— Start AVAILABLE DATA —

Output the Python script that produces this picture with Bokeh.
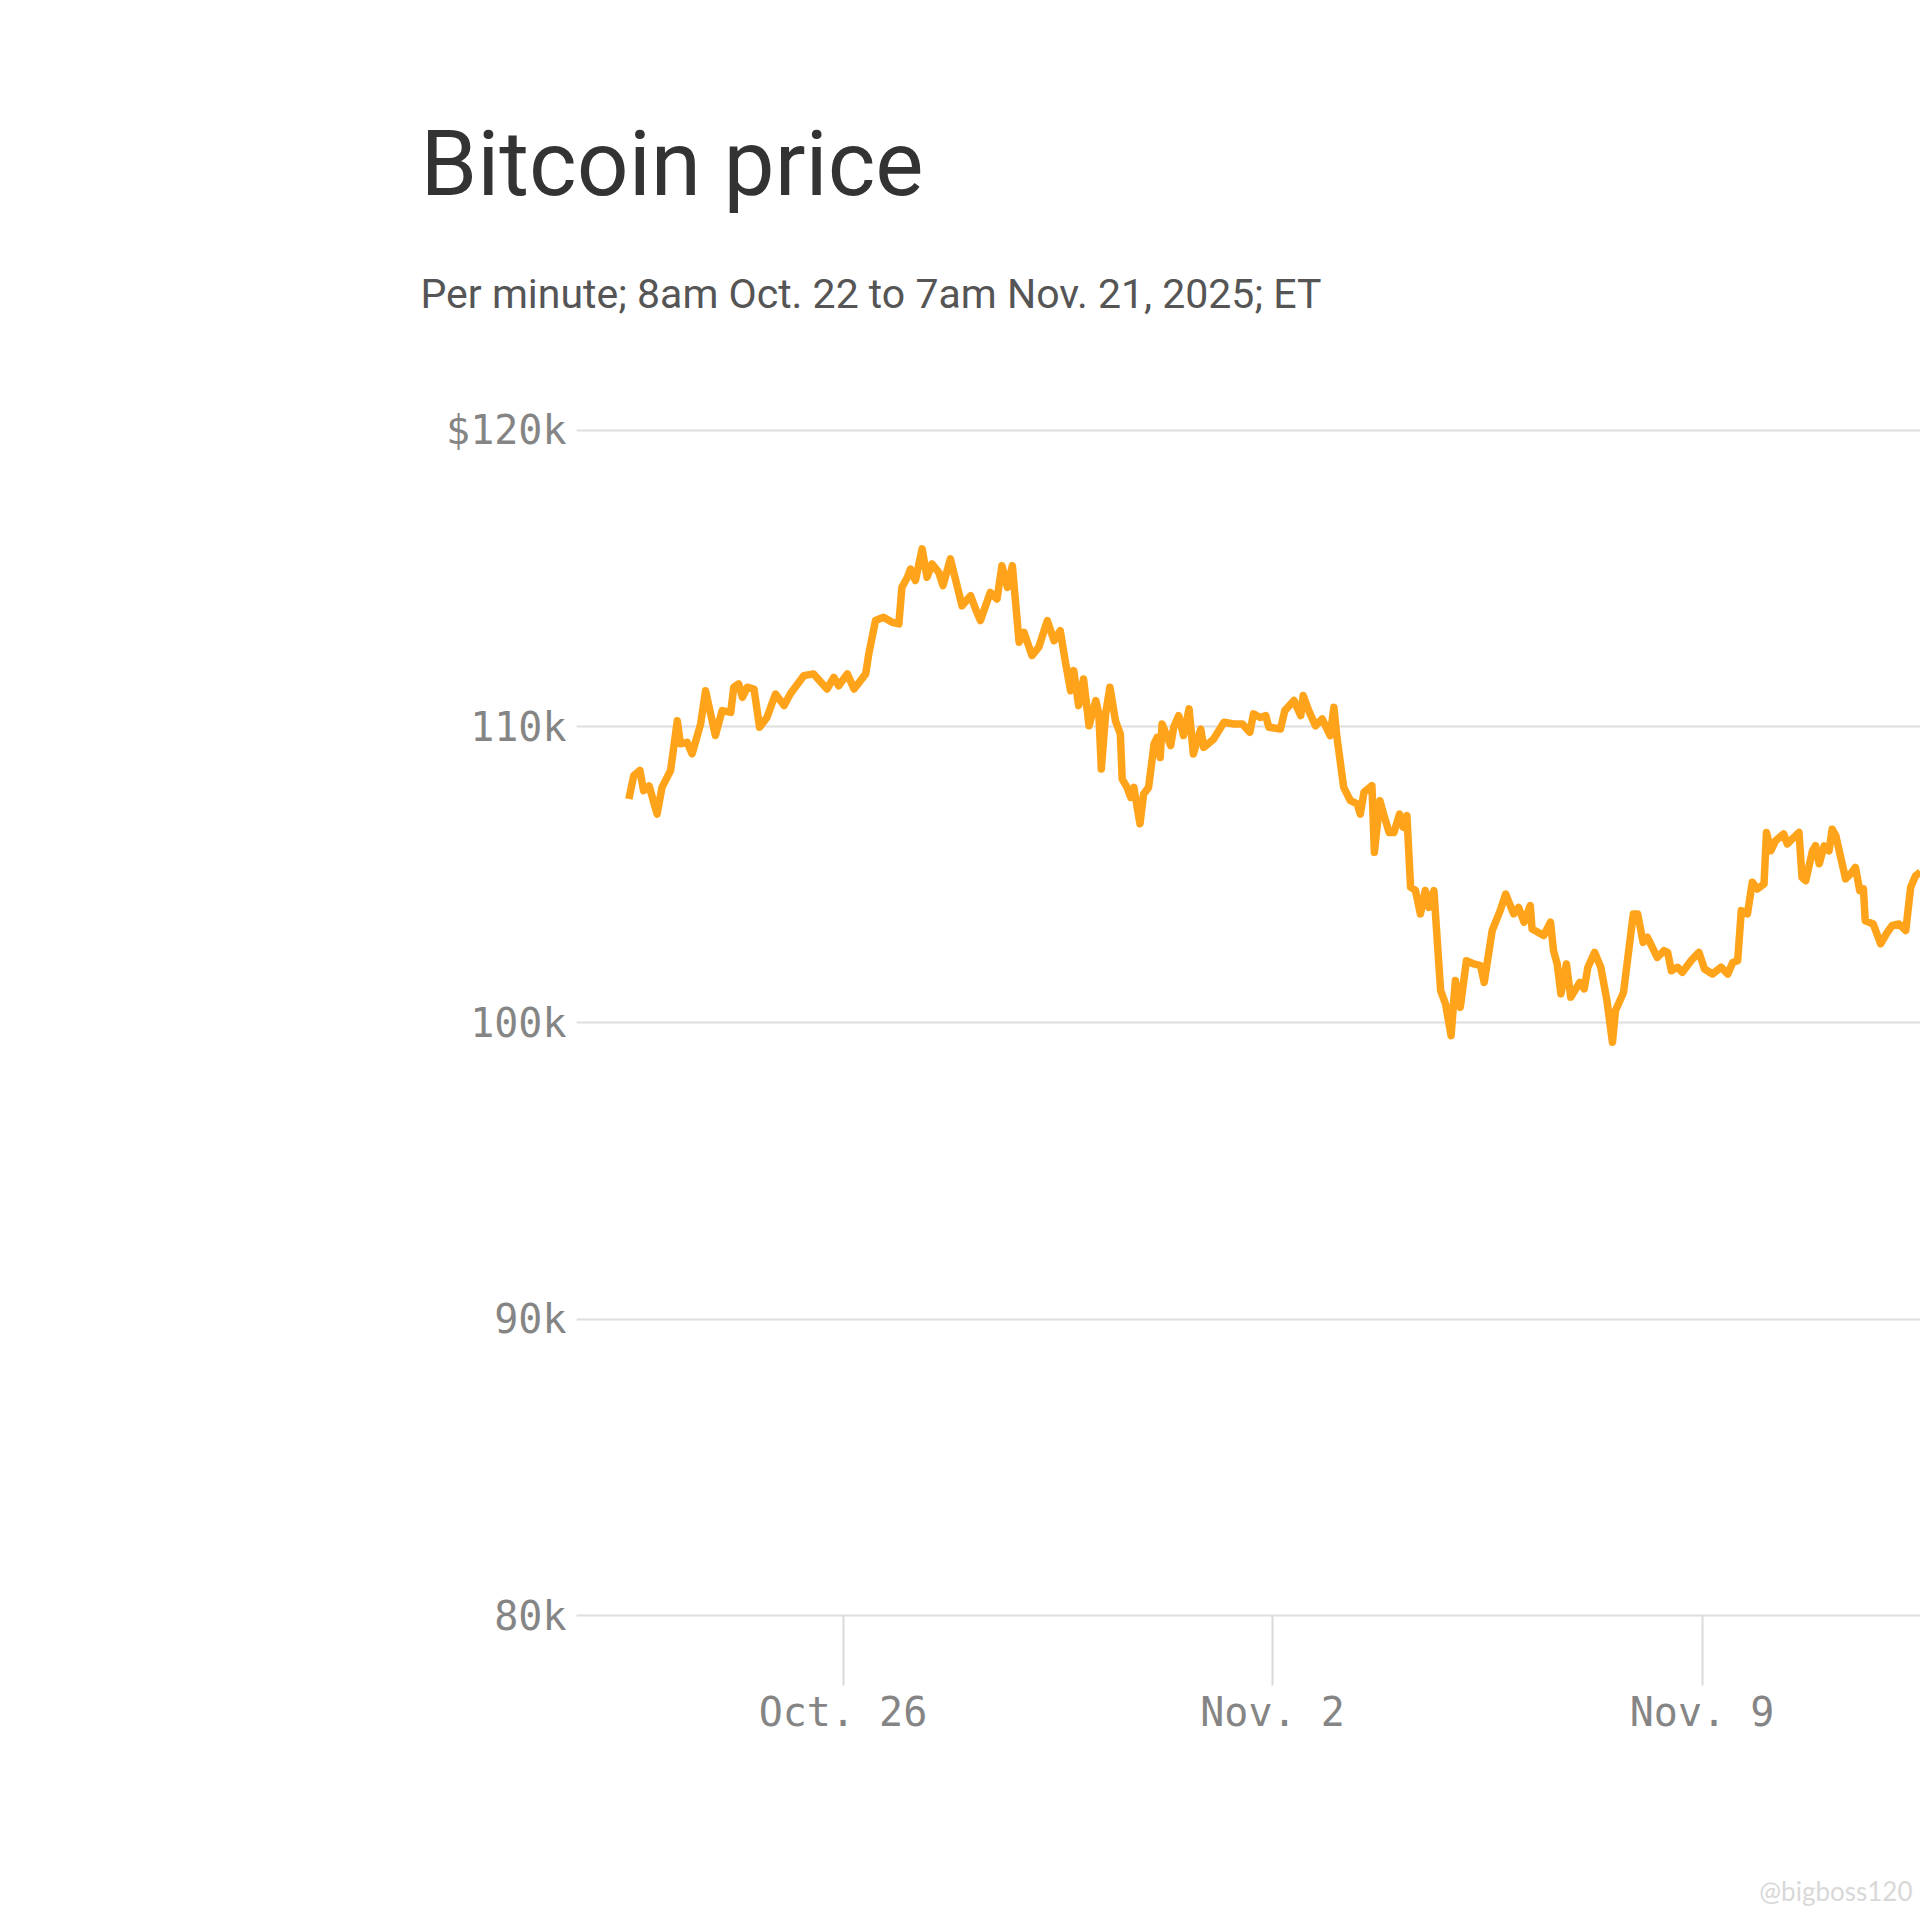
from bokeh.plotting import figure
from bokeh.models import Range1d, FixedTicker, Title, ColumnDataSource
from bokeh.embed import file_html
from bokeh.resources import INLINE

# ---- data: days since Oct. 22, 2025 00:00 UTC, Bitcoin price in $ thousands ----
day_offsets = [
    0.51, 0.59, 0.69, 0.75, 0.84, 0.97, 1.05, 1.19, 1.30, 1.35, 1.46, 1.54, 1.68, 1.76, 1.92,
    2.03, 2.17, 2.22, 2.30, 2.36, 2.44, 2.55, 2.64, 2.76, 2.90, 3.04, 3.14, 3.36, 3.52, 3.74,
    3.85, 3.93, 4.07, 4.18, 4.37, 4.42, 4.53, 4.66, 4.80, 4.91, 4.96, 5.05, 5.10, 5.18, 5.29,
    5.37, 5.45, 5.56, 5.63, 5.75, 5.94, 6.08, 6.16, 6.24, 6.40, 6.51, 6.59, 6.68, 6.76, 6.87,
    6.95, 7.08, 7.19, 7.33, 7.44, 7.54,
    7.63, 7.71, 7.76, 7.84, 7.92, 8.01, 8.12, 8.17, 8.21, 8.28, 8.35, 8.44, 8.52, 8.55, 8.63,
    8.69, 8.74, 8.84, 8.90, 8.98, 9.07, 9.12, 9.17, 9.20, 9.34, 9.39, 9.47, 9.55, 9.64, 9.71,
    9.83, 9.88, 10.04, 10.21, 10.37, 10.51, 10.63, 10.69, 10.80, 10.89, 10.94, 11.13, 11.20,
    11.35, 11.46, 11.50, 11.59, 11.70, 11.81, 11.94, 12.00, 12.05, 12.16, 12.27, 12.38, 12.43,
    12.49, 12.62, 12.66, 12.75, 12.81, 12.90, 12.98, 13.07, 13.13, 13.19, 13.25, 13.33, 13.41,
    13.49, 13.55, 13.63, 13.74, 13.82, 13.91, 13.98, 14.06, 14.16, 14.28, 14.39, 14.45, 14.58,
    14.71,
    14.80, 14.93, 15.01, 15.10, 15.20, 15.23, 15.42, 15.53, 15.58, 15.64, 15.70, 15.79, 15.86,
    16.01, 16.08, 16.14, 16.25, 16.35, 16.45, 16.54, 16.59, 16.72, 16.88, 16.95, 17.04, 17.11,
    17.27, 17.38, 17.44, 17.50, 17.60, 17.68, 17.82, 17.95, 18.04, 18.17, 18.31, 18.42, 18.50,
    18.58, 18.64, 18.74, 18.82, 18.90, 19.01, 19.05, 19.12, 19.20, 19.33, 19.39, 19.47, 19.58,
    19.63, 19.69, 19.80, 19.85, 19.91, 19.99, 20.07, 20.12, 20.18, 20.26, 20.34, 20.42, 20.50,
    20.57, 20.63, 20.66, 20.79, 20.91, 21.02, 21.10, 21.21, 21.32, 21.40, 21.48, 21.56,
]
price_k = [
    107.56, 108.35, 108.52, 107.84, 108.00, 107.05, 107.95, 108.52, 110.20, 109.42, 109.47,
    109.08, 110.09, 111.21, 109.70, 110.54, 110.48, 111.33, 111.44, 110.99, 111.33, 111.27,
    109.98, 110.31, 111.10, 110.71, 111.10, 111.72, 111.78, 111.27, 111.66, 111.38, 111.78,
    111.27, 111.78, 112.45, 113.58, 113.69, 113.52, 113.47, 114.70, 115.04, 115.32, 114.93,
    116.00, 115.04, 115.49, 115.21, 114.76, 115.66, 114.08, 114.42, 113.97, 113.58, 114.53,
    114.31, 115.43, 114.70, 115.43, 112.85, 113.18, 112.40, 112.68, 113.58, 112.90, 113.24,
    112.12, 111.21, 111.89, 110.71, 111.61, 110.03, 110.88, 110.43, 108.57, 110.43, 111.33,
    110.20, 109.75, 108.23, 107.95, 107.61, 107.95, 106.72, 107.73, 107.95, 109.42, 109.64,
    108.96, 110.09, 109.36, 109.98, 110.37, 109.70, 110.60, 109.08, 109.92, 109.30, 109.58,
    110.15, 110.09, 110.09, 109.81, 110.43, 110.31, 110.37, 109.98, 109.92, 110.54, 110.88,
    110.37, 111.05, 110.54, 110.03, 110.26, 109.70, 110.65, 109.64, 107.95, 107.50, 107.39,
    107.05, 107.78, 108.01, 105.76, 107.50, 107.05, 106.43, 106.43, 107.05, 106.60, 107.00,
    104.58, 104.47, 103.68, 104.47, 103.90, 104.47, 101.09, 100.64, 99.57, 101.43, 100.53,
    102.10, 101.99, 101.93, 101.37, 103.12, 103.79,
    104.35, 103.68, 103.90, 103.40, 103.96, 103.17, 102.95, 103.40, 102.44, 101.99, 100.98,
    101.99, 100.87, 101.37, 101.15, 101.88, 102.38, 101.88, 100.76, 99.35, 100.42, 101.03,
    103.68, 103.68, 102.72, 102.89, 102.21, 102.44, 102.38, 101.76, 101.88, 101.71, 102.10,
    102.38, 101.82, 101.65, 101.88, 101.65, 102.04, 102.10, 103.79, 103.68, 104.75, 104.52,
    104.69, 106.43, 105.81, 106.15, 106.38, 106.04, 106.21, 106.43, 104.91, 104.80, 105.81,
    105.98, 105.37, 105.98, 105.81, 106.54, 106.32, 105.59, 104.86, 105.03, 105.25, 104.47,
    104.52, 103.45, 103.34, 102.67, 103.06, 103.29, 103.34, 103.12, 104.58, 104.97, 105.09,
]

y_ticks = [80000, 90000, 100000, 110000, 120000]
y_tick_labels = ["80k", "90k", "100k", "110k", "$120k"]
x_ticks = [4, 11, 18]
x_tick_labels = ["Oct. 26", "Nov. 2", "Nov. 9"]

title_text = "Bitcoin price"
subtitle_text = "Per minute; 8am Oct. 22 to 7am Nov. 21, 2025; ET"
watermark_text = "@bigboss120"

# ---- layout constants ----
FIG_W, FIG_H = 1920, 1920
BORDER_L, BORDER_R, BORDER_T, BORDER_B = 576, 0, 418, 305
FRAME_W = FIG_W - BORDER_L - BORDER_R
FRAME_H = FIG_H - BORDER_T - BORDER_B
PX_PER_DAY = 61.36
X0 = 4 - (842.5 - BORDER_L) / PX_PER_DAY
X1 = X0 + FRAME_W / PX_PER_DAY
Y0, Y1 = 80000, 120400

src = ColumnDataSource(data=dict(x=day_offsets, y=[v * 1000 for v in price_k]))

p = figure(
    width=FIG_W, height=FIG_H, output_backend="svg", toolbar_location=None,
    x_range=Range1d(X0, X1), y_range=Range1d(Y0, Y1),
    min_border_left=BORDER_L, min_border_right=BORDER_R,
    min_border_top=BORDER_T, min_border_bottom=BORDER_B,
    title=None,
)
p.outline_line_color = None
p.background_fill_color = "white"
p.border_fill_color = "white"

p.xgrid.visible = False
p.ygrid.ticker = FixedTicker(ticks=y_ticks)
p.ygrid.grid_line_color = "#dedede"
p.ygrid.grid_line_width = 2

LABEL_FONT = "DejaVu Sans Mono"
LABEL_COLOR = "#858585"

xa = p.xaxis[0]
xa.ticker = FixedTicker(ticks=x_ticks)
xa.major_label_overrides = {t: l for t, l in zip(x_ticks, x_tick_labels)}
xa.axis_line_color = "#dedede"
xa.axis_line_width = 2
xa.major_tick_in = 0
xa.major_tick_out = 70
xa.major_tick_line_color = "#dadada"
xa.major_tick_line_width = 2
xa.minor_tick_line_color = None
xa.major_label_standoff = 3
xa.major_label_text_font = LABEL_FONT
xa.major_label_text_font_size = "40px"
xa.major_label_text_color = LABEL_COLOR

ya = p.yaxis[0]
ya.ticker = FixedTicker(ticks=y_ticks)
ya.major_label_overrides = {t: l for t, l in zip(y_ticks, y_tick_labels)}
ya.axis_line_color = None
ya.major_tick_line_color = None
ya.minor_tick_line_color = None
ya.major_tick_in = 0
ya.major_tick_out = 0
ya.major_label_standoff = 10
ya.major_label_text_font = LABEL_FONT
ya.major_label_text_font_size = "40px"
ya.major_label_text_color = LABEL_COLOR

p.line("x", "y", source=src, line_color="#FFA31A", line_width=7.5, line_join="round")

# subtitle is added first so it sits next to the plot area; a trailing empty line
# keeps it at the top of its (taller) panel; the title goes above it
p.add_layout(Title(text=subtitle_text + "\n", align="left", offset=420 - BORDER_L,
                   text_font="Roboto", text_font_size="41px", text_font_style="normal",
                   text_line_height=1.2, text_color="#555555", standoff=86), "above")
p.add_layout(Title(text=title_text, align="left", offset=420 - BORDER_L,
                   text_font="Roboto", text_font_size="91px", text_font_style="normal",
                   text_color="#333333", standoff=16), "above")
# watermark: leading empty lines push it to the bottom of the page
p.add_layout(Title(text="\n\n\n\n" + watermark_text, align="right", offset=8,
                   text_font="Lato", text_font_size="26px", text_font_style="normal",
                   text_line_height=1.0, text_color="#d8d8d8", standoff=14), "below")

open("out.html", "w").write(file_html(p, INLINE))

— End AVAILABLE DATA —

YOUR OBJECTIVE
Restate the material word for word from its first line through the line containing "from bokeh.resources import INLINE", both included; the pictures do not belong in it.

CORRECT OUTPUT
Output the Python script that produces this picture with Bokeh.
from bokeh.plotting import figure
from bokeh.models import Range1d, FixedTicker, Title, ColumnDataSource
from bokeh.embed import file_html
from bokeh.resources import INLINE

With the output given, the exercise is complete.